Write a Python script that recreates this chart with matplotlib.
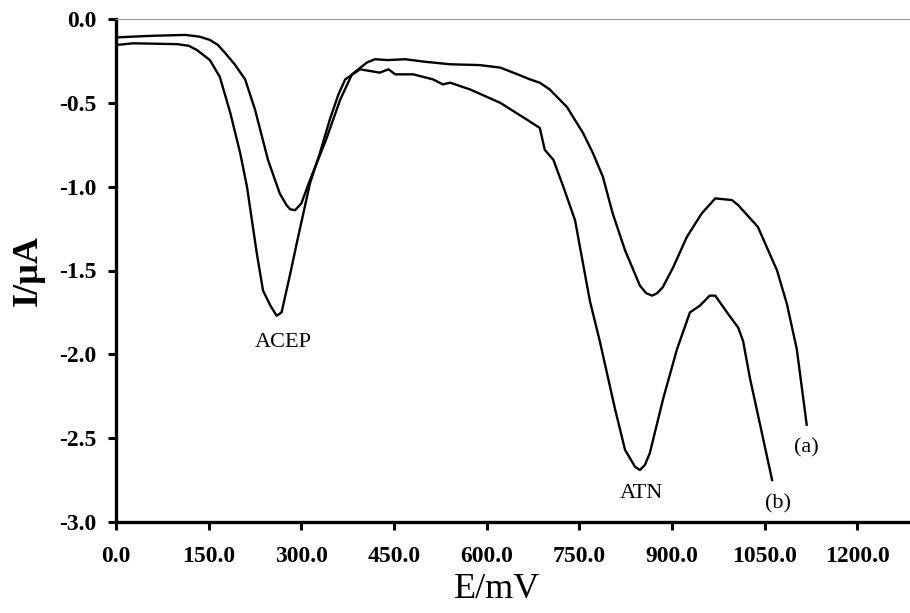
import matplotlib
matplotlib.use("Agg")
import matplotlib.pyplot as plt
import matplotlib.ticker as ticker

# 字体设置：Times风格
plt.rcParams["font.family"] = ["Liberation Serif", "DejaVu Serif"]
plt.rcParams["axes.unicode_minus"] = False

# 曲线 (a)
a_x = [0, 28, 60, 112, 135, 152, 165, 176, 192, 209, 225, 246, 265, 276, 282,
       290, 300, 314, 340, 363, 382, 406, 419, 440, 468, 500, 541, 589, 622,
       650, 670, 686, 702, 730, 740, 756, 772, 788, 804, 824, 848, 858, 868,
       876, 885, 902, 924, 948, 970, 997, 1007, 1039, 1070, 1086, 1102, 1118]
a_y = [-0.11, -0.105, -0.10, -0.095, -0.105, -0.125, -0.155, -0.20, -0.27,
       -0.36, -0.54, -0.84, -1.04, -1.11, -1.135, -1.14, -1.10, -0.96, -0.72,
       -0.48, -0.33, -0.26, -0.24, -0.245, -0.24, -0.255, -0.27, -0.275,
       -0.29, -0.33, -0.36, -0.38, -0.42, -0.525, -0.585, -0.68, -0.80, -0.94,
       -1.16, -1.38, -1.59, -1.635, -1.65, -1.635, -1.60, -1.48, -1.30, -1.16,
       -1.07, -1.08, -1.11, -1.24, -1.50, -1.70, -1.97, -2.42]

# 曲线 (b)
b_x = [0, 28, 99, 118, 131, 152, 168, 185, 201, 212, 228, 238, 250, 260, 268,
       282, 293, 314, 330, 346, 360, 371, 395, 427, 441, 452, 481, 513, 529,
       541, 573, 622, 665, 686, 694, 708, 724, 743, 767, 783, 808, 824, 840,
       848, 856, 864, 886, 908, 929, 945, 961, 970, 989, 1007, 1015, 1026,
       1042, 1062]
b_y = [-0.155, -0.145, -0.15, -0.16, -0.185, -0.245, -0.345, -0.56, -0.80,
       -1.0, -1.40, -1.62, -1.71, -1.77, -1.75, -1.52, -1.33, -0.98, -0.80,
       -0.60, -0.45, -0.36, -0.30, -0.32, -0.30, -0.33, -0.33, -0.36, -0.39,
       -0.38, -0.42, -0.50, -0.60, -0.65, -0.78, -0.84, -1.0, -1.20, -1.68,
       -1.92, -2.33, -2.57, -2.67, -2.69, -2.66, -2.59, -2.26, -1.97, -1.75,
       -1.71, -1.65, -1.65, -1.75, -1.84, -1.92, -2.14, -2.41, -2.75]

x_ticks = [0, 150, 300, 450, 600, 750, 900, 1050, 1200]
y_ticks = [-3.0, -2.5, -2.0, -1.5, -1.0, -0.5, 0.0]

# 标注文字
peak_labels = ["ACEP", "ATN", "(a)", "(b)"]
peak_pos = [(270, -1.93), (851, -2.83), (1118, -2.56), (1072, -2.89)]

fig = plt.figure(figsize=(9.1, 6.13), dpi=100)
ax = fig.add_axes([116 / 910, 1 - 522 / 613, (910 - 116) / 910, 503 / 613])

ax.plot(a_x, a_y, color="black", lw=1.7)
ax.plot(b_x, b_y, color="black", lw=1.7)

for txt, (px, py) in zip(peak_labels, peak_pos):
    ax.text(px, py, txt, fontsize=16, ha="center", va="center")

ax.set_xlim(0, (910 - 116) / 0.6178)
ax.set_ylim(-3.0, 0.0)
ax.set_xticks(x_ticks)
ax.set_yticks(y_ticks)
ax.xaxis.set_major_formatter(ticker.FormatStrFormatter("%.1f"))
ax.yaxis.set_major_formatter(ticker.FormatStrFormatter("%.1f"))

# 坐标轴样式
ax.spines["right"].set_visible(False)
ax.spines["top"].set_color("#999999")
ax.spines["top"].set_linewidth(0.8)
ax.spines["left"].set_linewidth(2.4)
ax.spines["bottom"].set_linewidth(2.4)
ax.tick_params(axis="both", direction="out", length=6, width=2.2,
               labelsize=17)
ax.tick_params(axis="x", pad=11)
ax.tick_params(axis="y", pad=8)
for lab in ax.get_xticklabels() + ax.get_yticklabels():
    lab.set_fontweight("bold")

fig.text(28 / 910, 1 - 270 / 613, "I/µA", rotation=90, fontsize=26,
         fontweight="bold", ha="center", va="center")
fig.text(497 / 910, 1 - 590 / 613, "E/mV", fontsize=26,
         ha="center", va="center")

fig.savefig("out.png", dpi=100)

▶ **REQUIREMENTS**: Up to and including the line with "-1.07, -1.08, -1.11, -1.24, -1.50, -1.70, -1.97, -2.42]", copy the data above from its first line. Skip pictures.

▶ **ANSWER FOR THE TASK**:
Write a Python script that recreates this chart with matplotlib.
import matplotlib
matplotlib.use("Agg")
import matplotlib.pyplot as plt
import matplotlib.ticker as ticker

# 字体设置：Times风格
plt.rcParams["font.family"] = ["Liberation Serif", "DejaVu Serif"]
plt.rcParams["axes.unicode_minus"] = False

# 曲线 (a)
a_x = [0, 28, 60, 112, 135, 152, 165, 176, 192, 209, 225, 246, 265, 276, 282,
       290, 300, 314, 340, 363, 382, 406, 419, 440, 468, 500, 541, 589, 622,
       650, 670, 686, 702, 730, 740, 756, 772, 788, 804, 824, 848, 858, 868,
       876, 885, 902, 924, 948, 970, 997, 1007, 1039, 1070, 1086, 1102, 1118]
a_y = [-0.11, -0.105, -0.10, -0.095, -0.105, -0.125, -0.155, -0.20, -0.27,
       -0.36, -0.54, -0.84, -1.04, -1.11, -1.135, -1.14, -1.10, -0.96, -0.72,
       -0.48, -0.33, -0.26, -0.24, -0.245, -0.24, -0.255, -0.27, -0.275,
       -0.29, -0.33, -0.36, -0.38, -0.42, -0.525, -0.585, -0.68, -0.80, -0.94,
       -1.16, -1.38, -1.59, -1.635, -1.65, -1.635, -1.60, -1.48, -1.30, -1.16,
       -1.07, -1.08, -1.11, -1.24, -1.50, -1.70, -1.97, -2.42]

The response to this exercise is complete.